TASK TO CARRY OUT:
Copy the data exactly; pictures stay out of the copy.

STORED DATA:

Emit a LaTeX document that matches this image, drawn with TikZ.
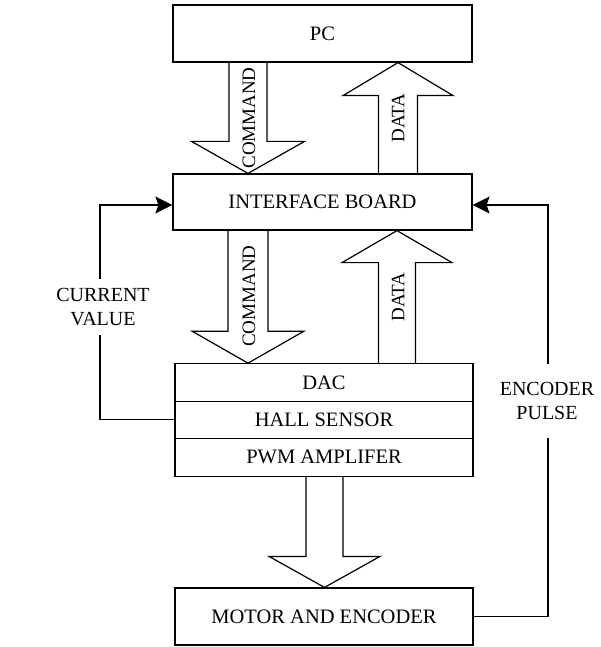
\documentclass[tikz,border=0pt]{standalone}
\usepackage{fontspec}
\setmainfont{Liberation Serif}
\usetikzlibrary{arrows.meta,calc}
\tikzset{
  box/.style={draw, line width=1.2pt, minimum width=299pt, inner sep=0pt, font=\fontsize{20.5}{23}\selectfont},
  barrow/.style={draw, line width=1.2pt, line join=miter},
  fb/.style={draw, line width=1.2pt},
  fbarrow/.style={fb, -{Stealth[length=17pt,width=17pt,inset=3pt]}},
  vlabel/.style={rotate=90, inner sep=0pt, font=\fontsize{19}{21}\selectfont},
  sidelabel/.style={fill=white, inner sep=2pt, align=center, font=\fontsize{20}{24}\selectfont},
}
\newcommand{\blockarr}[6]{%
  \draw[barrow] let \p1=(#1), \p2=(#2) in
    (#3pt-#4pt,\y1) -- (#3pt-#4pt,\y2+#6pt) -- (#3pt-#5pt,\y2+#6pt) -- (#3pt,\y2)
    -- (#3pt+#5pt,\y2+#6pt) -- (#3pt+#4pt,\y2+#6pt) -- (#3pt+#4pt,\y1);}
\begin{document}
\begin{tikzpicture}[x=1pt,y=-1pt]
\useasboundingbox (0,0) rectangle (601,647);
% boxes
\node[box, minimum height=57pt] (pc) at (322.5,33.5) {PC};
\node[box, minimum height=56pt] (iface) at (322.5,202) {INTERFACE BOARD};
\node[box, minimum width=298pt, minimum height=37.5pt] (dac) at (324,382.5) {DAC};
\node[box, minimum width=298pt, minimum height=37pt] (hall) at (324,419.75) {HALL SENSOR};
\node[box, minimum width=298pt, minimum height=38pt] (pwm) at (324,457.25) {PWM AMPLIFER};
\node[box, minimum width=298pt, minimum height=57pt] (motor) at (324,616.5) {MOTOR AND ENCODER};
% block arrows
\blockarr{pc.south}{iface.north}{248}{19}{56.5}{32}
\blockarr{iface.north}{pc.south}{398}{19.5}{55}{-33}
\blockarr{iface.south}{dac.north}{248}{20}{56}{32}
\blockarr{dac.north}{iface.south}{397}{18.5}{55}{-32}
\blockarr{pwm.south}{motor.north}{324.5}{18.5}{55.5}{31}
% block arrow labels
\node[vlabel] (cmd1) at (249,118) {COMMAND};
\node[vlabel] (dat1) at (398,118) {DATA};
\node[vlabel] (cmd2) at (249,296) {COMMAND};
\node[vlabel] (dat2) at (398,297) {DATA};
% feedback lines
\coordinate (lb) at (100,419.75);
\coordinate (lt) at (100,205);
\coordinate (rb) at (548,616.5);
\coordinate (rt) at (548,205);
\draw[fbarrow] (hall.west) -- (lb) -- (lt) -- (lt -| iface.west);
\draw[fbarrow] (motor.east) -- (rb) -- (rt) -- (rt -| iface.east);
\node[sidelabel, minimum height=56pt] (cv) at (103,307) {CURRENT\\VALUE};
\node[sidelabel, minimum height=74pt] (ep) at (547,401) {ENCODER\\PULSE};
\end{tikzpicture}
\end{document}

EXERCISE OUTPUT:
Emit a LaTeX document that matches this image, drawn with TikZ.
\documentclass[tikz,border=0pt]{standalone}
\usepackage{fontspec}
\setmainfont{Liberation Serif}
\usetikzlibrary{arrows.meta,calc}
\tikzset{
  box/.style={draw, line width=1.2pt, minimum width=299pt, inner sep=0pt, font=\fontsize{20.5}{23}\selectfont},
  barrow/.style={draw, line width=1.2pt, line join=miter},
  fb/.style={draw, line width=1.2pt},
  fbarrow/.style={fb, -{Stealth[length=17pt,width=17pt,inset=3pt]}},
  vlabel/.style={rotate=90, inner sep=0pt, font=\fontsize{19}{21}\selectfont},
  sidelabel/.style={fill=white, inner sep=2pt, align=center, font=\fontsize{20}{24}\selectfont},
}
\newcommand{\blockarr}[6]{%
  \draw[barrow] let \p1=(#1), \p2=(#2) in
    (#3pt-#4pt,\y1) -- (#3pt-#4pt,\y2+#6pt) -- (#3pt-#5pt,\y2+#6pt) -- (#3pt,\y2)
    -- (#3pt+#5pt,\y2+#6pt) -- (#3pt+#4pt,\y2+#6pt) -- (#3pt+#4pt,\y1);}
\begin{document}
\begin{tikzpicture}[x=1pt,y=-1pt]
\useasboundingbox (0,0) rectangle (601,647);
% boxes
\node[box, minimum height=57pt] (pc) at (322.5,33.5) {PC};
\node[box, minimum height=56pt] (iface) at (322.5,202) {INTERFACE BOARD};
\node[box, minimum width=298pt, minimum height=37.5pt] (dac) at (324,382.5) {DAC};
\node[box, minimum width=298pt, minimum height=37pt] (hall) at (324,419.75) {HALL SENSOR};
\node[box, minimum width=298pt, minimum height=38pt] (pwm) at (324,457.25) {PWM AMPLIFER};
\node[box, minimum width=298pt, minimum height=57pt] (motor) at (324,616.5) {MOTOR AND ENCODER};
% block arrows
\blockarr{pc.south}{iface.north}{248}{19}{56.5}{32}
\blockarr{iface.north}{pc.south}{398}{19.5}{55}{-33}
\blockarr{iface.south}{dac.north}{248}{20}{56}{32}
\blockarr{dac.north}{iface.south}{397}{18.5}{55}{-32}
\blockarr{pwm.south}{motor.north}{324.5}{18.5}{55.5}{31}
% block arrow labels
\node[vlabel] (cmd1) at (249,118) {COMMAND};
\node[vlabel] (dat1) at (398,118) {DATA};
\node[vlabel] (cmd2) at (249,296) {COMMAND};
\node[vlabel] (dat2) at (398,297) {DATA};
% feedback lines
\coordinate (lb) at (100,419.75);
\coordinate (lt) at (100,205);
\coordinate (rb) at (548,616.5);
\coordinate (rt) at (548,205);
\draw[fbarrow] (hall.west) -- (lb) -- (lt) -- (lt -| iface.west);
\draw[fbarrow] (motor.east) -- (rb) -- (rt) -- (rt -| iface.east);
\node[sidelabel, minimum height=56pt] (cv) at (103,307) {CURRENT\\VALUE};
\node[sidelabel, minimum height=74pt] (ep) at (547,401) {ENCODER\\PULSE};
\end{tikzpicture}
\end{document}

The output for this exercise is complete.